More Senate Republicans are getting behind a plan that would give green cards to tens of thousands of Afghans brought to the United States by President Joe Biden’s administration amid allegations of widespread vetting failures.
In the hopes of cramming the green card plan into a year-end spending bill, Sens. Jerry Moran (R-KS) and Roger Wicker (R-MS) joined Sens. Jeanne Shaheen (D-NH) and Patrick Leahy (D-VT) this week in backing the Afghan Adjustment Act, which is already sponsored by Sens. Lindsey Graham (R-SC), Lisa Murkowski (R-AK), and Roy Blunt (R-MO), as well as Sens. Chris Coons (D-DE), Amy Klobuchar (D-MN), and Richard Blumenthal (D-CT).
Following the United States Armed Forces’ withdrawal from Afghanistan in August 2021, Biden opened a refugee pipeline that has resettled more than 86,000 Afghans in American communities — many without having been screened or interviewed in person beforehand.
The plan would allow Biden’s Afghan arrivals to secure green cards after having only lived in the U.S. for a year. While awaiting green cards, the Afghan applicants would be able to keep their work permits and be shielded from deportation.
Already, on multiple occasions now, Republicans and Democrats have attempted but failed to include the plan in various spending measures. Most recently, lawmakers failed to sneak the plan into a year-end military funding bill.
The effort to include the plan in a year-end funding bill comes as the National Defense Authorization Act (NDAA), recently passed this month, allows federal agencies to further investigate whether the Biden administration resettled unvetted Afghans across the U.S.
For over a year, federal probes have revealed widespread vetting failures.

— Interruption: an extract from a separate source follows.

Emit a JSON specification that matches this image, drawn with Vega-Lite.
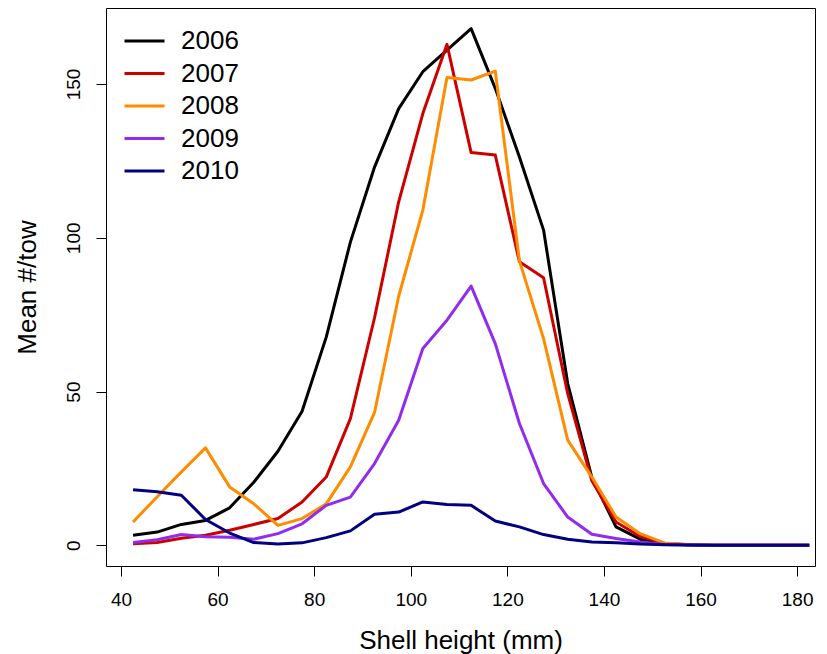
{
  "$schema": "https://vega.github.io/schema/vega-lite/v6.json",
  "width": 709,
  "height": 558,
  "autosize": "none",
  "padding": {"left": 106, "top": 8, "right": 12, "bottom": 88},
  "background": "white",
  "data": {
    "values": [
      {"h": 42.5, "2006": 3.3, "2007": 0.5, "2008": 7.6, "2009": 0.9, "2010": 18.1},
      {"h": 47.5, "2006": 4.3, "2007": 0.9, "2008": 15.8, "2009": 1.8, "2010": 17.4},
      {"h": 52.5, "2006": 6.8, "2007": 2.3, "2008": 23.9, "2009": 3.5, "2010": 16.3},
      {"h": 57.5, "2006": 8.1, "2007": 3.3, "2008": 31.7, "2009": 2.8, "2010": 8.4},
      {"h": 62.5, "2006": 12.2, "2007": 4.9, "2008": 19.0, "2009": 2.6, "2010": 4.0},
      {"h": 67.5, "2006": 20.5, "2007": 6.8, "2008": 13.5, "2009": 2.0, "2010": 0.9},
      {"h": 72.5, "2006": 30.6, "2007": 8.7, "2008": 6.5, "2009": 3.8, "2010": 0.4},
      {"h": 77.5, "2006": 43.6, "2007": 14.1, "2008": 8.7, "2009": 7.0, "2010": 0.8},
      {"h": 82.5, "2006": 67.7, "2007": 22.2, "2008": 13.5, "2009": 13.0, "2010": 2.5},
      {"h": 87.5, "2006": 98.6, "2007": 41.2, "2008": 25.5, "2009": 15.7, "2010": 4.7},
      {"h": 92.5, "2006": 123.0, "2007": 74.0, "2008": 43.2, "2009": 26.6, "2010": 10.1},
      {"h": 97.5, "2006": 142.0, "2007": 111.7, "2008": 81.0, "2009": 40.7, "2010": 10.8},
      {"h": 102.5, "2006": 154.0, "2007": 140.4, "2008": 109.0, "2009": 64.0, "2010": 14.1},
      {"h": 107.5, "2006": 161.0, "2007": 162.9, "2008": 152.1, "2009": 73.2, "2010": 13.3},
      {"h": 112.5, "2006": 168.0, "2007": 127.7, "2008": 151.3, "2009": 84.3, "2010": 13.0},
      {"h": 117.5, "2006": 148.6, "2007": 126.9, "2008": 154.2, "2009": 65.6, "2010": 7.9},
      {"h": 122.5, "2006": 126.3, "2007": 92.2, "2008": 92.5, "2009": 39.6, "2010": 6.0},
      {"h": 127.5, "2006": 102.5, "2007": 87.0, "2008": 67.2, "2009": 20.1, "2010": 3.5},
      {"h": 132.5, "2006": 52.6, "2007": 49.3, "2008": 34.2, "2009": 9.2, "2010": 2.0},
      {"h": 137.5, "2006": 22.0, "2007": 21.0, "2008": 22.2, "2009": 3.6, "2010": 1.1},
      {"h": 142.5, "2006": 6.0, "2007": 7.6, "2008": 9.2, "2009": 2.2, "2010": 0.8},
      {"h": 147.5, "2006": 2.0, "2007": 2.9, "2008": 3.8, "2009": 1.1, "2010": 0.4},
      {"h": 152.5, "2006": 0.5, "2007": 0.7, "2008": 0.8, "2009": 0.3, "2010": 0.2},
      {"h": 157.5, "2006": 0.2, "2007": 0.2, "2008": 0.3, "2009": 0.1, "2010": 0.1},
      {"h": 162.5, "2006": 0, "2007": 0, "2008": 0, "2009": 0, "2010": 0},
      {"h": 167.5, "2006": 0, "2007": 0, "2008": 0, "2009": 0, "2010": 0},
      {"h": 172.5, "2006": 0, "2007": 0, "2008": 0, "2009": 0, "2010": 0},
      {"h": 177.5, "2006": 0, "2007": 0, "2008": 0, "2009": 0, "2010": 0},
      {"h": 182.5, "2006": 0, "2007": 0, "2008": 0, "2009": 0, "2010": 0}
    ]
  },
  "transform": [
    {"fold": ["2006", "2007", "2008", "2009", "2010"], "as": ["year", "n"]}
  ],
  "mark": {"type": "line", "strokeWidth": 3, "strokeJoin": "round", "strokeCap": "butt"},
  "encoding": {
    "x": {
      "field": "h",
      "type": "quantitative",
      "scale": {"domain": [36.9, 183.7], "nice": false, "zero": false},
      "axis": {
        "values": [40, 60, 80, 100, 120, 140, 160, 180],
        "title": "Shell height (mm)",
        "labelPadding": 14,
        "titlePadding": 18
      }
    },
    "y": {
      "field": "n",
      "type": "quantitative",
      "scale": {"domain": [-6.72, 174.72], "nice": false, "zero": false},
      "axis": {
        "values": [0, 50, 100, 150],
        "title": "Mean #/tow",
        "labelAngle": -90,
        "labelAlign": "center",
        "labelBaseline": "alphabetic",
        "labelPadding": 17,
        "titlePadding": 24
      }
    },
    "color": {
      "field": "year",
      "type": "nominal",
      "scale": {
        "domain": ["2006", "2007", "2008", "2009", "2010"],
        "range": ["#000000", "#CD0000", "#FF8C00", "#912CEE", "#000080"]
      },
      "legend": {
        "title": null,
        "orient": "none",
        "legendX": 17,
        "legendY": 20,
        "symbolType": "stroke",
        "symbolSize": 1600,
        "symbolStrokeWidth": 3,
        "clipHeight": 26,
        "rowPadding": 6.5,
        "labelOffset": 15,
        "labelFontSize": 26,
        "labelFont": "Liberation Sans",
        "labelColor": "black",
        "padding": 0
      }
    }
  },
  "config": {
    "view": {"stroke": "black", "strokeWidth": 1},
    "axis": {
      "domain": false,
      "grid": false,
      "ticks": true,
      "tickColor": "black",
      "tickWidth": 1,
      "tickSize": 10,
      "labelColor": "black",
      "titleColor": "black",
      "labelFont": "Liberation Sans",
      "titleFont": "Liberation Sans",
      "labelFontSize": 19,
      "titleFontSize": 26,
      "titleFontWeight": "normal"
    }
  }
}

In September, the DHS Inspector General issued a bombshell report detailing how Biden brought Afghans to the U.S. who were “not fully vetted” and may “pose a risk to national security.”
Similarly, in February 2022, a Department of Defense (DOD) Inspector General report revealed that Biden’s agencies failed to properly vet Afghans arriving in the U.S., and that about 50 Afghans were flagged for “significant security concerns” after their resettlement.

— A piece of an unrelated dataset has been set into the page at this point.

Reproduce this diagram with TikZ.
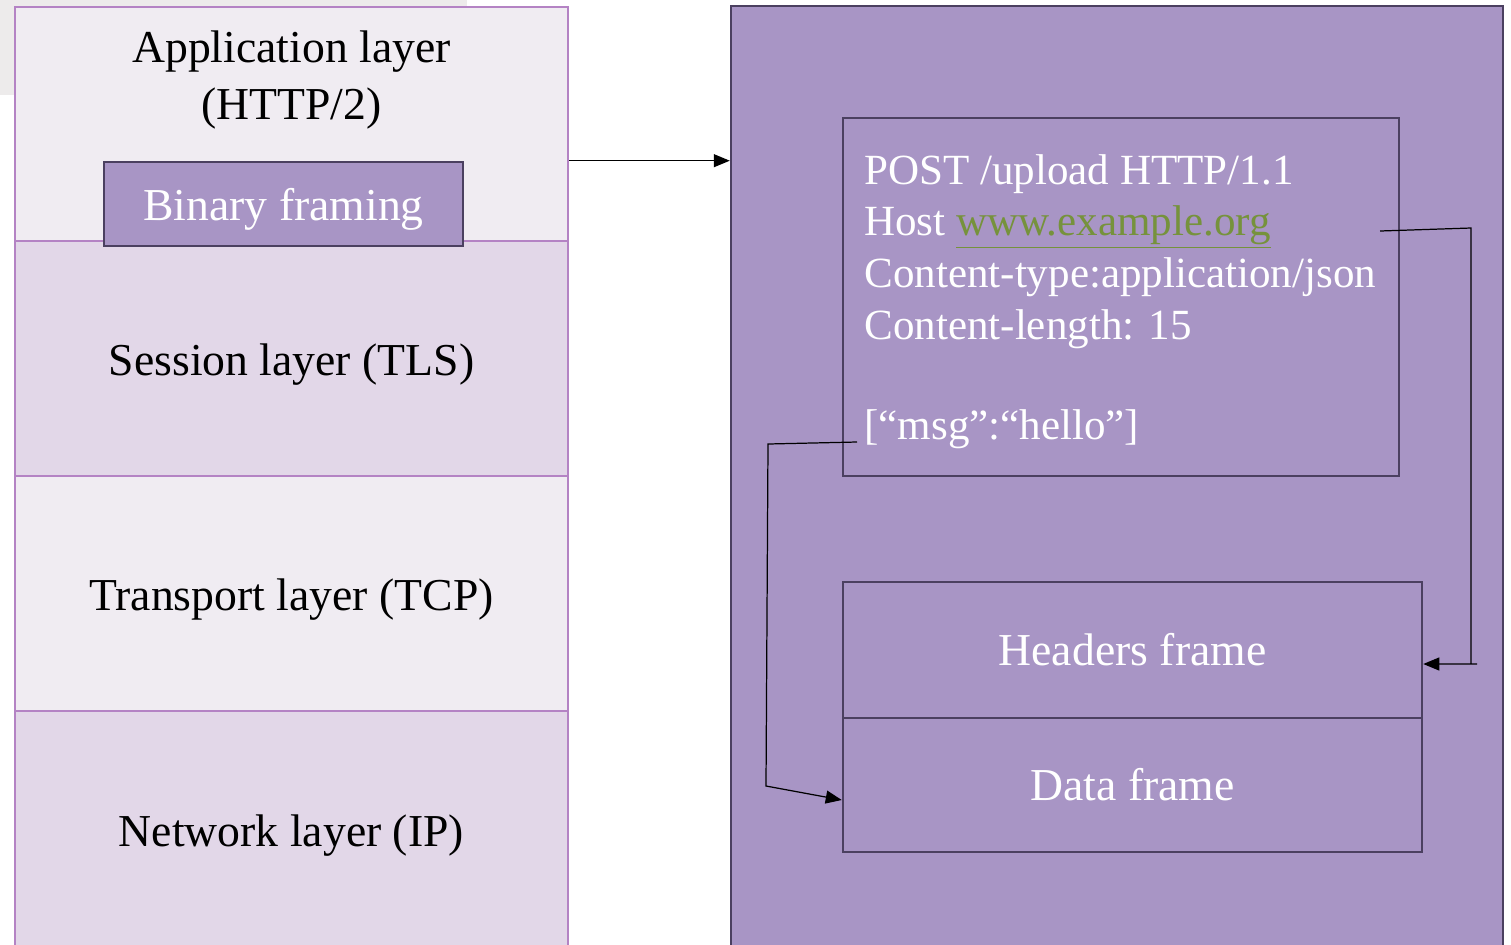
\documentclass[tikz,border=0pt]{standalone}
\usepackage{fontspec}
\setmainfont{Liberation Serif}
\usetikzlibrary{arrows.meta}

\definecolor{lightlay}{HTML}{F0ECF2}
\definecolor{midlay}{HTML}{E2D7E8}
\definecolor{layline}{HTML}{B483C4}
\definecolor{framefill}{HTML}{A895C5}
\definecolor{frameline}{HTML}{4B4060}
\definecolor{bggray}{HTML}{EDEBEB}
\definecolor{linkgreen}{HTML}{76923C}

\begin{document}
\begin{tikzpicture}[x=0.02cm, y=-0.02cm,
    layer/.style={draw=layline, line width=1.4pt, minimum width=11.06cm, inner sep=0pt},
    framebox/.style={draw=frameline, fill=framefill, line width=1.5pt, inner sep=0pt},
    big/.style={font=\fontsize{26}{33}\selectfont},
    msgfont/.style={font=\fontsize{24.5}{29.5}\selectfont, text=white, inner sep=0pt},
    conn/.style={line width=0.7pt, -{Triangle[length=0.32cm, width=0.26cm]}}]
      \useasboundingbox (0,0) rectangle (1511,944);
      \fill [bggray] (0,0) rectangle (467,95);
      % protocol stack
      \node [layer, fill=lightlay, minimum height=4.68cm] (app) at (291.5,124) {};
      \node [layer, fill=midlay, minimum height=4.70cm] (tls) at (291.5,358.5) {};
      \node [layer, fill=lightlay, minimum height=4.70cm] (tcp) at (291.5,593.5) {};
      \node [layer, fill=midlay, minimum height=4.80cm] (ip) at (291.5,831) {};
      \node [big, align=center] (applbl) at (291.5,80) {Application layer\\(HTTP/2)};
      \node [big, yshift=-0.12cm] at (tls) {Session layer (TLS)};
      \node [big, yshift=-0.12cm] at (tcp) {Transport layer (TCP)};
      \node [big, yshift=-0.09cm] at (ip) {Network layer (IP)};
      \node [framebox, big, text=white, text depth=0pt, minimum width=7.18cm, minimum height=1.68cm] (bin) at (283.5,204) {Binary framing};
      % http/2 side
      \node [framebox, minimum width=15.44cm, minimum height=18.9cm] (http2) at (1117,478.5) {};
      \node [framebox, minimum width=11.12cm, minimum height=7.16cm] (msg) at (1121,297) {};
      \foreach \txt [count=\i] in {POST /upload HTTP/1.1,
          Host {\color{linkgreen}\underline{www.example.org}},
          Content-type:application/json,
          Content-length: 15} {
        \node [msgfont, anchor=base west] (line\i) at (864, 184+51.7*\i-51.7) {\txt};
      }
      \node [msgfont, anchor=base west] (body) at (864,439) {[“msg”:“hello”]};
      \node [framebox, big, text=white, minimum width=11.58cm, minimum height=2.72cm] (hdr) at (1132.5,650) {Headers frame};
      \node [framebox, big, text=white, minimum width=11.58cm, minimum height=2.68cm] (data) at (1132.5,785) {Data frame};
      % connectors
      \coordinate (hstart) at (1380,231);
      \coordinate (bstart) at (857,442);
      \draw [conn] (app.east |- bin.north) -- (http2.west |- bin.north);
      \draw [conn] (hstart) -- (1471,228) -- (1471,664) -- (1477,664) -- ([yshift=-0.28cm]hdr.east);
      \draw [conn] (bstart) -- (768,444) -- (766,786) -- ([yshift=-0.3cm]data.west);
\end{tikzpicture}
\end{document}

Most of the unvetted Afghans flagged for possible terrorism ties, the DOD Inspector General report states, have since disappeared into American communities. The report noted that as of September 17, 2021, only three of 31 Afghans flagged with specific “derogatory information” could be located.

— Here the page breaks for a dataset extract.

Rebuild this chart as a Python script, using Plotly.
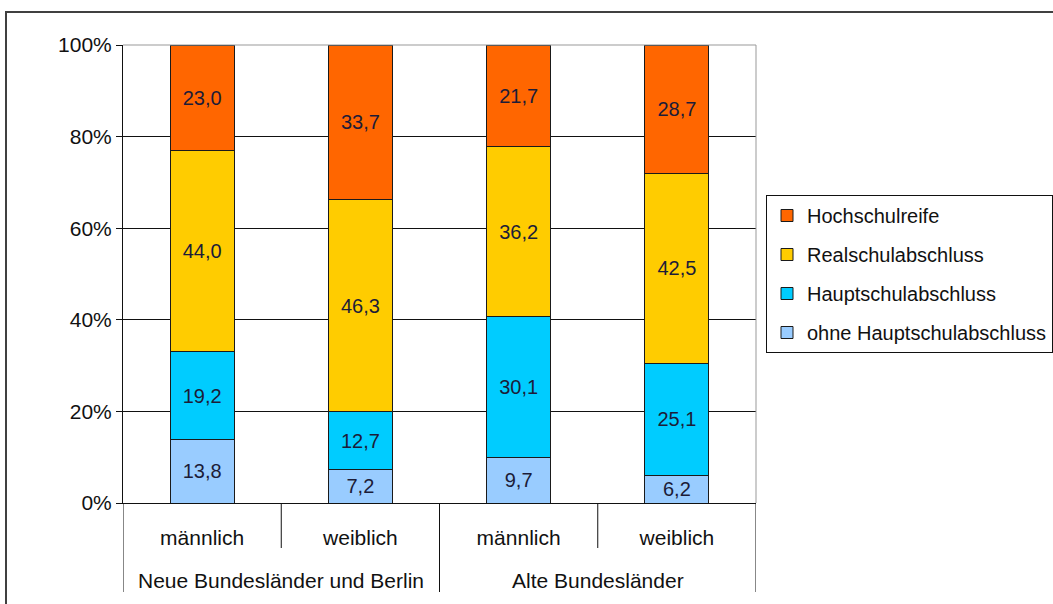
import plotly.graph_objects as go

region_names = ["Neue Bundesländer und Berlin", "Alte Bundesländer"]
regions = ["Neue Bundesländer und Berlin", "Neue Bundesländer und Berlin",
           "Alte Bundesländer", "Alte Bundesländer"]
genders = ["männlich", "weiblich", "männlich", "weiblich"]

ohne_haupt = [13.8, 7.2, 9.7, 6.2]
haupt = [19.2, 12.7, 30.1, 25.1]
real = [44.0, 46.3, 36.2, 42.5]
hochschul = [23.0, 33.7, 21.7, 28.7]

series = [
    ("ohne Hauptschulabschluss", ohne_haupt, "#99CCFF", 4),
    ("Hauptschulabschluss", haupt, "#00CCFF", 3),
    ("Realschulabschluss", real, "#FFCC00", 2),
    ("Hochschulreife", hochschul, "#FF6600", 1),
]

W, H = 1053, 604
L, R, T, B = 123, 297, 45, 101
pw, ph = W - L - R, H - T - B

def px(x):
    return (x - L) / pw

def py(y):
    return (H - B - y) / ph

font = "Liberation Sans, Arial, sans-serif"
FS = 21
xpos = list(range(len(genders)))

fig = go.Figure()
for name, vals, col, rank in series:
    fig.add_trace(go.Bar(
        x=xpos, y=vals, name=name, legendgroup=name, legendrank=rank,
        customdata=regions,
        marker=dict(color=col, line=dict(color="#1a1a1a", width=1)),
        text=[f"{v:.1f}".replace(".", ",") for v in vals],
        textposition="inside", insidetextanchor="middle",
        textfont=dict(color="#1c1c38", size=20, family=font),
        constraintext="none",
    ))

shapes = [
    # outer chart border
    dict(type="rect", xref="paper", yref="paper",
         x0=px(6), x1=px(1064), y0=py(616), y1=py(12),
         line=dict(color="#404040", width=2), layer="below"),
    # plot-area border (top & right gray)
    dict(type="line", xref="paper", yref="paper", x0=0, x1=1, y0=1, y1=1,
         line=dict(color="#999999", width=1)),
    dict(type="line", xref="paper", yref="paper", x0=1, x1=1, y0=0, y1=1,
         line=dict(color="#999999", width=1)),
]
# short dividers between genders inside each region
for xv in [0.5, 2.5]:
    shapes.append(dict(type="line", xref="x", yref="paper", x0=xv, x1=xv,
                       y0=py(548), y1=0, line=dict(color="#111111", width=1)))
# long dividers at region boundaries
for xv in [-0.5, 1.5, 3.5]:
    shapes.append(dict(type="line", xref="x", yref="paper", x0=xv, x1=xv,
                       y0=py(592), y1=0, line=dict(color="#111111", width=1)))

annotations = []
for i, rn in enumerate(region_names):
    annotations.append(dict(
        text=rn, xref="x", yref="paper", x=2 * i + 0.5, y=py(580),
        showarrow=False, xanchor="center", yanchor="middle",
        font=dict(size=FS, family=font, color="#111111"),
    ))

fig.update_layout(
    width=W, height=H,
    barmode="stack", barnorm="percent", bargap=0.595,
    margin=dict(l=L, r=R, t=T, b=B, autoexpand=False),
    paper_bgcolor="white", plot_bgcolor="white",
    font=dict(family=font, size=FS, color="#111111"),
    legend=dict(
        x=px(766), y=py(195), xanchor="left", yanchor="top",
        traceorder="grouped", tracegroupgap=10,
        bordercolor="#111111", borderwidth=1, bgcolor="white",
        font=dict(size=20, family=font, color="#111111"),
    ),
    xaxis=dict(
        range=[-0.5, 3.5], tickvals=xpos, ticktext=genders,
        showline=True, linecolor="#111111", linewidth=1,
        ticks="outside", ticklen=16, tickcolor="rgba(0,0,0,0)",
        showgrid=False, zeroline=False,
        tickfont=dict(size=FS, family=font, color="#111111"),
    ),
    yaxis=dict(
        range=[0, 100], dtick=20, ticksuffix="%",
        showline=True, linecolor="#111111", linewidth=1,
        ticks="outside", ticklen=6, tickcolor="#111111",
        showgrid=True, gridcolor="#111111", gridwidth=1,
        zeroline=False,
        tickfont=dict(size=FS, family=font, color="#111111"),
    ),
    shapes=shapes,
    annotations=annotations,
)

fig.write_html("out.html", config={"displayModeBar": False},
               post_script="document.body.style.margin='0';document.body.style.overflow='hidden';")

Independent whistleblower reports have come to the same conclusions.
In August, Sens. Josh Hawley (R-MO) and Ron Johnson (R-WI) detailed allegations from a whistleblower who claims that the Biden administration knowingly resettled almost 400 Afghans in the U.S. who were listed as “potential threats” in federal databases and urged staff to cut corners in the vetting process.
A Project Veritas report alleges that the Biden administration resettled Afghans listed on the federal government’s “Terrorism Watch List” in communities across America.
Refugee resettlement costs American taxpayers nearly $9 billion every five years, according to research, and each refugee costs taxpayers about $133,000 over the course of their lifetime. Within five years, an estimated 16 percent of all refugees admitted will need housing assistance paid for by taxpayers.